Aim of the exercise: Starting at the first line of the listing below, repeat each line exactly until the line containing "west, inner sep=0pt]", which you include. Leave out pictures.

Collected material:

----------------------------------------

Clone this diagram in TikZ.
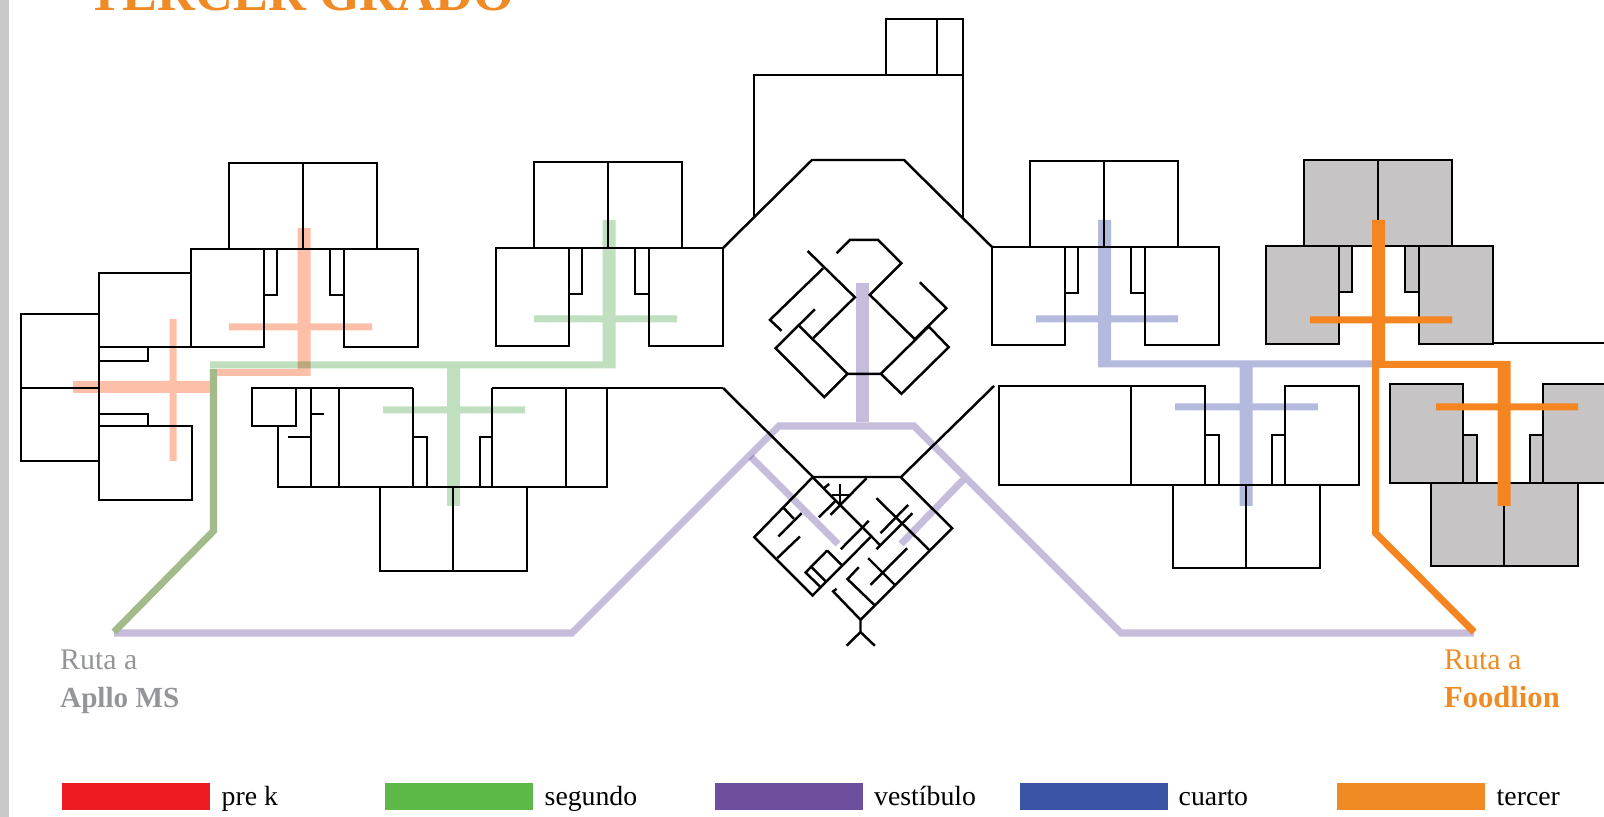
\documentclass[tikz,border=0pt]{standalone}
\usepackage{fontspec}
\setmainfont{Liberation Serif}
\usepackage{tikz}
\definecolor{barcolor}{HTML}{C8C8C8}
\definecolor{roomgray}{HTML}{C6C4C4}
\definecolor{prekroute}{HTML}{FDBFA8}
\definecolor{segroute}{HTML}{C0DFBE}
\definecolor{mixroute}{HTML}{A3BA8B}
\definecolor{vesroute}{HTML}{C6BCDC}
\definecolor{cuaroute}{HTML}{B4B9DE}
\definecolor{terroute}{HTML}{F58520}
\definecolor{labelgray}{HTML}{939598}
\definecolor{labelorange}{HTML}{EF8A24}
\definecolor{prekblk}{HTML}{ED1C24}
\definecolor{segblk}{HTML}{5CB947}
\definecolor{vesblk}{HTML}{6E4E9E}
\definecolor{cuablk}{HTML}{3B53A4}
\definecolor{terblk}{HTML}{EF8A24}
\newcommand{\wing}[3]{%
  \begin{scope}[shift={(#1,#2)}]
    \draw[wall, fill=#3] (229,163) rectangle (377,249);
    \draw[wall] (303,163) -- (303,249);
    \draw[wall, fill=#3] (191,249) rectangle (264,347);
    \draw[wall, fill=#3] (344,249) rectangle (418,347);
    \draw[wall, fill=#3] (264,249) rectangle (277,295);
    \draw[wall, fill=#3] (330,249) rectangle (344,295);
  \end{scope}}
\begin{document}
\begin{tikzpicture}[
  x=0.1mm, y=-0.1mm,
  wall/.style={draw=black, line width=0.7pt, line join=miter},
  thin route/.style={line width=2pt, line join=miter},
  swatch/.style={minimum width=14.8mm, minimum height=2.7mm, inner sep=0pt, anchor=north west},
  legendlbl/.style={font=\fontsize{7.9}{9}\selectfont, anchor=base west, inner sep=0pt},
  rutalbl/.style={font=\fontsize{8.5}{10}\selectfont, anchor=base west, inner sep=0pt},
  destlbl/.style={font=\bfseries\fontsize{8.6}{10}\selectfont, anchor=base west, inner sep=0pt},
]
  \clip (0,0) rectangle (1604,817);
  \fill[barcolor] (0,0) rectangle (9,817);
  \node[font=\bfseries\fontsize{14.9}{17}\selectfont, text=labelorange, anchor=base west, inner sep=0pt] (title) at (87,10.5) {TERCER GRADO};

  % wings
  \wing{0}{0}{white}
  \wing{305}{-1}{white}
  \wing{801}{-2}{white}
  \wing{1075}{-3}{roomgray}

  % far left rooms
  \draw[wall] (21,314) rectangle (99,461);
  \draw[wall] (21,388) -- (99,388);
  \draw[wall] (99,273) rectangle (191,347);
  \draw[wall] (99,426) rectangle (192,500);
  \draw[wall] (99,347) rectangle (148,361);
  \draw[wall] (99,414) rectangle (148,426);

  % lower left block
  \draw[wall] (252,388) rectangle (296,426);
  \draw[wall] (296,388) -- (413,388);
  \draw[wall] (492,388) -- (723,388);
  \draw[wall] (278,426) -- (278,487) -- (607,487) -- (607,388);
  \foreach \wallx in {311,339,413,492,566}
    \draw[wall] (\wallx,388) -- (\wallx,487);
  \draw[wall] (311,414) -- (324,414);
  \draw[wall] (288,437) -- (311,437);
  \draw[wall] (413,437) -| (427,487);
  \draw[wall] (492,437) -| (480,487);
  \draw[wall] (380,487) |- (527,571) -- (527,487);
  \draw[wall] (453,487) -- (453,571);

  % centre hall and annex
  \draw[wall] (723,248) -- (812,160) -- (904,160) -- (992,247);
  \draw[wall] (754,216) |- (963,75) -- (963,218);
  \draw[wall] (886,75) |- (963,19) -- (963,75);
  \draw[wall] (937,19) -- (937,75);
  \draw[wall] (723,388) -- (813,477) -- (901,477) -- (994,386);

  % lower right block
  \draw[wall] (999,386) rectangle (1205,485);
  \draw[wall] (1131,386) -- (1131,485);
  \draw[wall] (1285,386) rectangle (1359,485);
  \draw[wall] (1205,485) -- (1285,485);
  \draw[wall] (1205,435) rectangle (1219,485);
  \draw[wall] (1272,435) rectangle (1285,485);
  \draw[wall] (1173,485) rectangle (1320,568);
  \draw[wall] (1246,485) -- (1246,568);

  % gray block
  \draw[wall] (1492,343) -- (1604,343);
  \draw[wall, fill=roomgray] (1431,483) rectangle (1578,566);
  \draw[wall] (1504,483) -- (1504,566);
  \draw[wall, fill=roomgray] (1390,384) rectangle (1463,483);
  \draw[wall, fill=roomgray] (1463,435) rectangle (1477,483);
  \draw[wall, fill=roomgray] (1530,435) rectangle (1543,483);
  \draw[wall, fill=roomgray] (1543,384) rectangle (1616,483);

  % north pavilion
  \begin{scope}[shift={(720,220)}, x=0.0333mm, y=-0.0333mm]
    \draw[wall] (350,100) -- (390,60) -- (475,60) -- (545,130) -- (450,225) -- (585,358) -- (680,265) -- (600,187);
    \draw[wall] (263,93) -- (405,232) -- (280,355);
    \draw[wall] (310,145) -- (150,300) -- (185,333);
    \draw[wall] (285,268) -- (167,385) -- (313,532) -- (383,462) -- (483,462) -- (545,522) -- (687,382) -- (627,320) -- (483,462);
    \draw[wall] (238,318) -- (383,462);
  \end{scope}

  % south pavilion
  \begin{scope}[shift={(720,420)}, x=0.0333mm, y=-0.0333mm]
    \draw[wall] (278,172) -- (103,352) -- (278,527) -- (452,352);
    \draw[wall] (278,172) -- (480,375);
    \draw[wall] (543,172) -- (697,325) -- (422,600) -- (340,515) -- (350,507);
    \draw[wall] (422,600) -- (422,637) -- (380,678);
    \draw[wall] (422,637) -- (465,678);
    \draw[wall] (440,175) -- (332,285);
    \draw[wall] (297,292) -- (345,245);
    \draw[wall] (335,225) -- (388,225);
    \draw[wall] (360,192) -- (360,258);
    \draw[wall] (310,207) -- (328,192);
    \draw[wall] (190,263) -- (222,297);
    \draw[wall] (175,350) -- (245,280);
    \draw[wall] (172,415) -- (240,350);
    \draw[wall] (363,388) -- (447,303);
    \draw[wall] (470,235) -- (630,392);
    \draw[wall] (482,340) -- (565,255);
    \draw[wall] (470,388) -- (578,280);
    \draw[wall] (445,415) -- (527,497);
    \draw[wall] (452,495) -- (562,385);
    \draw[wall] (417,442) -- (383,478) -- (465,557);
    \draw[wall] (322,392) -- (365,435);
    \draw[wall] (322,392) -- (257,458) -- (300,500);
    \draw[wall] (275,442) -- (318,485);
  \end{scope}

  % routes
  \begin{scope}[blend mode=multiply]
    \fill[prekroute] (73,381) rectangle (210,393)
      (169.5,319) rectangle (176.5,461)
      (297.5,228) rectangle (310.5,376)
      (229,323.5) rectangle (372,330.5)
      (217,369) rectangle (310,376);
    \fill[segroute] (602.5,220) rectangle (615.5,368.5)
      (534,315.5) rectangle (677,322.5)
      (210,361.5) rectangle (602.5,368.5)
      (447,368.5) rectangle (460,506)
      (383,406.5) rectangle (525,413.5);
    \fill[cuaroute] (1098,220) rectangle (1111,367.5)
      (1036,315.5) rectangle (1178,322.5)
      (1111,360.5) rectangle (1372,367.5)
      (1239.5,367.5) rectangle (1252.5,506)
      (1175,403.5) rectangle (1318,410.5);
    \fill[vesroute] (856,283) rectangle (869,422.5);
    \draw[vesroute, thin route] (114,633) -- (572,633) -- (779,426) -- (914,426) -- (1121,633) -- (1474,633);
    \draw[vesroute, thin route] (751,457) -- (838,544);
    \draw[vesroute, thin route] (963,480) -- (901,544);
  \end{scope}

  \draw[mixroute, thin route] (213.5,369) -- (213.5,531) -- (114,632);

  \fill[terroute] (1372,220) rectangle (1385,361)
    (1310,316.5) rectangle (1452,323.5)
    (1372,361) rectangle (1510.5,368)
    (1497.5,361) rectangle (1510.5,506)
    (1436,403.5) rectangle (1578,410.5);
  \draw[terroute, thin route] (1375.5,361) -- (1375.5,533) -- (1474,632);

  % route labels
  \node[rutalbl, text=labelgray] (rutaA) at (59.5,669) {Ruta a};
  \node[destlbl, text=labelgray, font=\bfseries\fontsize{8.3}{10}\selectfont] (apllo) at (59.5,707) {Apllo MS};
  \node[rutalbl, text=labelorange] (rutaF) at (1443.5,669) {Ruta a};
  \node[destlbl, text=labelorange, font=\bfseries\fontsize{8.7}{10}\selectfont] (foodlion) at (1443.5,707) {Foodlion};

  % legend
  \node[swatch, fill=prekblk] (prek) at (61,782) {};
  \node[swatch, fill=segblk] (seg) at (384,782) {};
  \node[swatch, fill=vesblk] (ves) at (714.5,782) {};
  \node[swatch, fill=cuablk] (cua) at (1019.5,782) {};
  \node[swatch, fill=terblk] (ter) at (1336.5,782) {};
  \node[legendlbl] (prektxt) at (221,805.5) {pre k};
  \node[legendlbl] (segtxt) at (544,805.5) {segundo};
  \node[legendlbl] (vestxt) at (873.5,805.5) {vestíbulo};
  \node[legendlbl] (cuatxt) at (1178,805.5) {cuarto};
  \node[legendlbl] (tertxt) at (1496,805.5) {tercer};
\end{tikzpicture}
\end{document}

----------------------------------------

Expected output:
Clone this diagram in TikZ.
\documentclass[tikz,border=0pt]{standalone}
\usepackage{fontspec}
\setmainfont{Liberation Serif}
\usepackage{tikz}
\definecolor{barcolor}{HTML}{C8C8C8}
\definecolor{roomgray}{HTML}{C6C4C4}
\definecolor{prekroute}{HTML}{FDBFA8}
\definecolor{segroute}{HTML}{C0DFBE}
\definecolor{mixroute}{HTML}{A3BA8B}
\definecolor{vesroute}{HTML}{C6BCDC}
\definecolor{cuaroute}{HTML}{B4B9DE}
\definecolor{terroute}{HTML}{F58520}
\definecolor{labelgray}{HTML}{939598}
\definecolor{labelorange}{HTML}{EF8A24}
\definecolor{prekblk}{HTML}{ED1C24}
\definecolor{segblk}{HTML}{5CB947}
\definecolor{vesblk}{HTML}{6E4E9E}
\definecolor{cuablk}{HTML}{3B53A4}
\definecolor{terblk}{HTML}{EF8A24}
\newcommand{\wing}[3]{%
  \begin{scope}[shift={(#1,#2)}]
    \draw[wall, fill=#3] (229,163) rectangle (377,249);
    \draw[wall] (303,163) -- (303,249);
    \draw[wall, fill=#3] (191,249) rectangle (264,347);
    \draw[wall, fill=#3] (344,249) rectangle (418,347);
    \draw[wall, fill=#3] (264,249) rectangle (277,295);
    \draw[wall, fill=#3] (330,249) rectangle (344,295);
  \end{scope}}
\begin{document}
\begin{tikzpicture}[
  x=0.1mm, y=-0.1mm,
  wall/.style={draw=black, line width=0.7pt, line join=miter},
  thin route/.style={line width=2pt, line join=miter},
  swatch/.style={minimum width=14.8mm, minimum height=2.7mm, inner sep=0pt, anchor=north west},
  legendlbl/.style={font=\fontsize{7.9}{9}\selectfont, anchor=base west, inner sep=0pt},
  rutalbl/.style={font=\fontsize{8.5}{10}\selectfont, anchor=base west, inner sep=0pt},
  destlbl/.style={font=\bfseries\fontsize{8.6}{10}\selectfont, anchor=base west, inner sep=0pt},
]
  \clip (0,0) rectangle (1604,817);
  \fill[barcolor] (0,0) rectangle (9,817);
  \node[font=\bfseries\fontsize{14.9}{17}\selectfont, text=labelorange, anchor=base west, inner sep=0pt] (title) at (87,10.5) {TERCER GRADO};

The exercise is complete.